“Imagine acordar e perceber que você está trancado dentro de uma caixa”. “É uma caixa que envolve você com tanta perfeição e é tão bem ajustada a seu corpo que ela prende seus lábios, lhe impedindo de falar, mesmo que possa perceber o que acontece ao seu redor.”

 

O estado vegetativo é a mais frustrante das condições humanas. A pessoa está viva, abre os olhos, dorme, acorda, executa as funções fisiológicas, mas durante meses, anos, permanece alheia, incapaz de esboçar a menor reação.

Nessa situação, os familiares costumam perguntar: “Ela entende o que nós falamos? ”, “Percebe que estamos do lado dela? ”.

Para a medicina, estado vegetativo é uma condição na qual pacientes que emergem do coma parecem ter acordado, mas não dão qualquer sinal de haver recuperado a consciência. Para que o diagnóstico seja feito, não pode existir a menor evidência de algum comportamento intencional em resposta a estímulos externos.

A impossibilidade de documentar sequer resquícios de atividade mental através de testes comportamentais e dos exames neurológicos clássicos criou para os que se encontram nessa condição a imagem de mortos-vivos.

Nos últimos vinte anos, entretanto, o advento de novos métodos de avaliação das funções mentais permitiu identificar ilhas de atividade cognitiva preservada, em pequena porcentagem de casos classificados como tipicamente vegetativos.

Nessa linha, pesquisadores de Cambridge, na Inglaterra, acabam de publicar uma observação que despertou interesse imediato nos meios científicos. Através da ressonância magnética funcional, exame radiológico que permite obter imagens muito nítidas do sistema nervoso central e indicar os centros cerebrais que entram em atividade ao executarmos determinada tarefa, os autores estudaram uma moça de 23 anos que sofreu traumatismo craniano num acidente automobilístico ocorrido em julho de 2005. Cinco meses mais tarde a paciente permanecia em estado vegetativo: incapaz de responder aos estímulos, embora mantivesse os ciclos alternados de sono e vigília.
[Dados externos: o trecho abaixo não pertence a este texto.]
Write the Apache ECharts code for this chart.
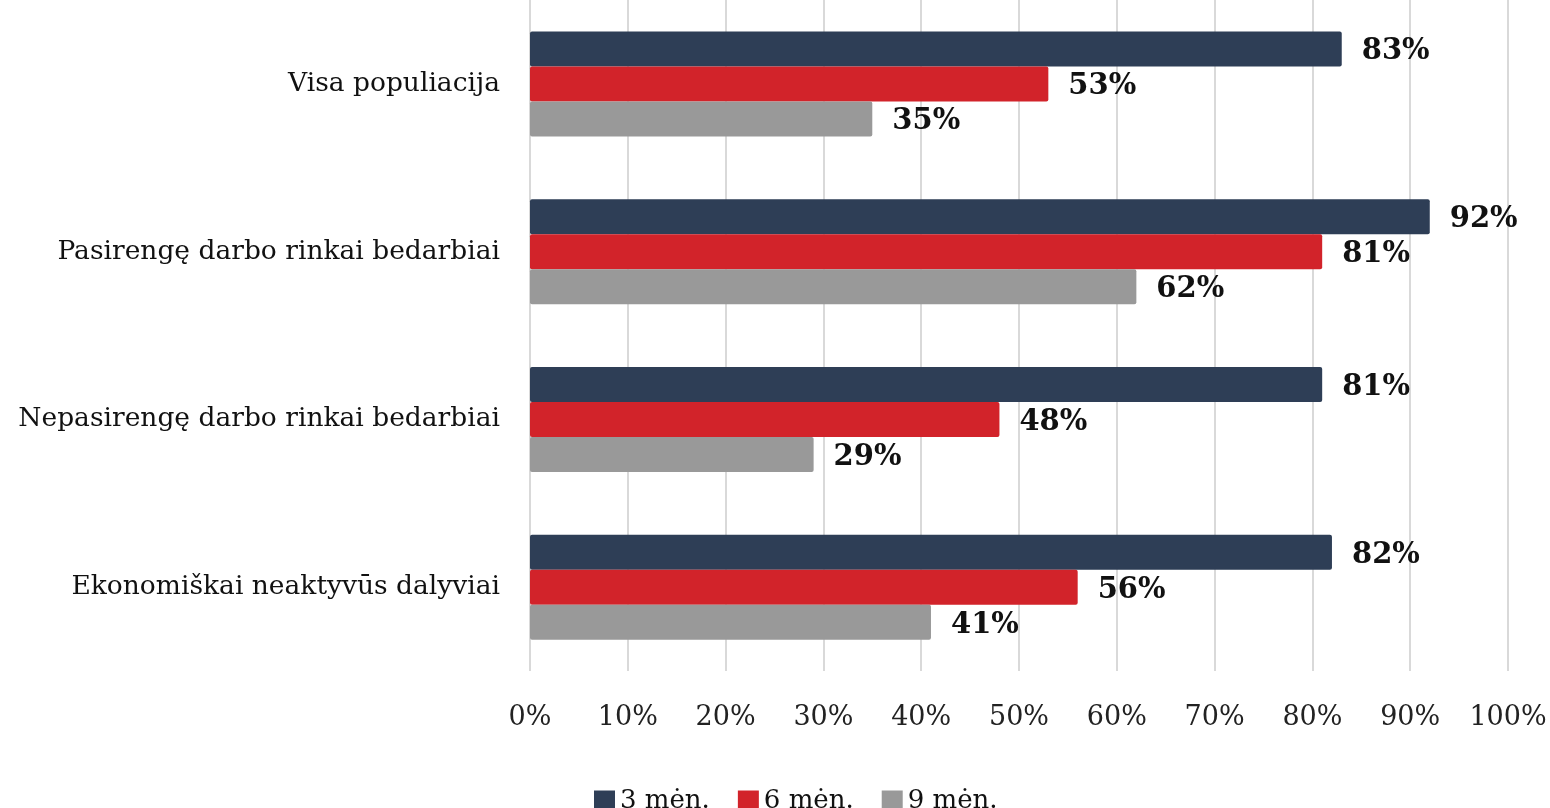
<!DOCTYPE html>
<html>
<head>
    <meta charset="utf-8">
    <title>Dalyvių dalis</title>
    <script src="https://cdn.jsdelivr.net/npm/echarts@6/dist/echarts.min.js"></script>
    <style>
        html, body {margin: 0; padding: 0; background: #fff;}
        #main {width: 1550px; height: 808px;}
    </style>
</head>
<body>
<div id="main"></div>
<script type="text/javascript">
    var categories = ['Visa populiacija', 'Pasirengę darbo rinkai bedarbiai', 'Nepasirengę darbo rinkai bedarbiai', 'Ekonomiškai neaktyvūs dalyviai'];
    var seriesNames = ['3 mėn.', '6 mėn.', '9 mėn.'];
    var values3 = [83, 92, 81, 82];
    var values6 = [53, 81, 48, 56];
    var values9 = [35, 62, 29, 41];
    var colors = ['#2E3E56', '#D2232A', '#999999'];

    var fontFamily = '"DejaVu Serif", serif';
    var chart = echarts.init(document.getElementById('main'));

    function makeSeries(name, data, color) {
        return {
            name: name,
            type: 'bar',
            data: data,
            barWidth: 35,
            barGap: '0%',
            itemStyle: {color: color, borderRadius: 2},
            label: {
                show: true,
                position: 'right',
                distance: 20,
                offset: [0, 3],
                formatter: '{c}%',
                color: '#111',
                fontFamily: fontFamily,
                fontWeight: 'bold',
                fontSize: 29
            }
        };
    }

    var option = {
        animation: false,
        color: colors,
        legend: {
            top: 783,
            left: 589,
            itemWidth: 21,
            itemHeight: 21,
            itemGap: 28,
            icon: 'rect',
            textStyle: {fontFamily: fontFamily, fontSize: 26, color: '#111'},
            data: seriesNames
        },
        grid: {left: 530, right: 42, top: 0, bottom: 137},
        xAxis: {
            type: 'value',
            min: 0,
            max: 100,
            interval: 10,
            axisLine: {show: false},
            axisTick: {show: false},
            axisLabel: {
                formatter: '{value}%',
                margin: 33,
                fontFamily: fontFamily,
                fontSize: 27,
                color: '#222'
            },
            splitLine: {show: true, lineStyle: {color: '#D9D9D9', width: 2}}
        },
        yAxis: {
            type: 'category',
            inverse: true,
            data: categories,
            axisLine: {show: false},
            axisTick: {show: false},
            axisLabel: {
                margin: 30,
                fontFamily: fontFamily,
                fontSize: 26.5,
                color: '#111'
            }
        },
        series: [
            makeSeries(seriesNames[0], values3, colors[0]),
            makeSeries(seriesNames[1], values6, colors[1]),
            makeSeries(seriesNames[2], values9, colors[2])
        ]
    };
    chart.setOption(option);
</script>
</body>
</html>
Numa primeira experiência, os neurologistas submeteram-na à ressonância magnética para avaliar se as áreas cerebrais responsáveis pela coordenação da linguagem entravam em atividade quando ela ouvia frases como: “Tem leite e açúcar no seu café”. Os resultados foram comparados com os obtidos quando o estímulo era provocado por ruídos desconexos e com aqueles realizados em voluntários (grupo-controle).

Ao ouvir as palavras, a ressonância detectou no lobo temporal da paciente atividade cerebral idêntica à do grupo-controle, e distinta da que foi detectada diante de ruídos aleatórios. E, mais, frases que continham palavras com sons ambíguos produziam atividade adicional nos centros que operam processos semânticos fundamentais para a compreensão da palavra falada (região frontal inferior esquerda).

Num segundo experimento, os médicos propuseram à doente e aos voluntários que imaginassem visitar todos os quartos de casa, partindo da porta de entrada ou que imaginassem estar jogando tênis. Foi detectada atividade cerebral intensa nos centros que coordenam orientação espacial e nas áreas do controle motor. Novamente, os mapas da atividade mental foram indistinguíveis daqueles encontrados no grupo-controle.

Apesar de preencher totalmente os critérios clínicos para sua condição ser classificada como vegetativa, a paciente mantinha habilidade de entender a linguagem falada e de responder por meio de atividade cerebral condizente com um ato claro de intenção.

É evidente que não podemos generalizar os resultados obtidos com essa jovem de 23 anos, portadora de poucas lesões cerebrais, mas a presença de respostas tão elaboradas a comandos de voz sugere que a ressonância funcional pode ser útil na avaliação do estado de consciência de pacientes não comunicativos.

Quando for possível documentar a existência de focos residuais de atividade cognitiva, poderão ser desenvolvidas estratégias para modulá-los com a finalidade de tentar estabelecer algum tipo de comunicação interpessoal.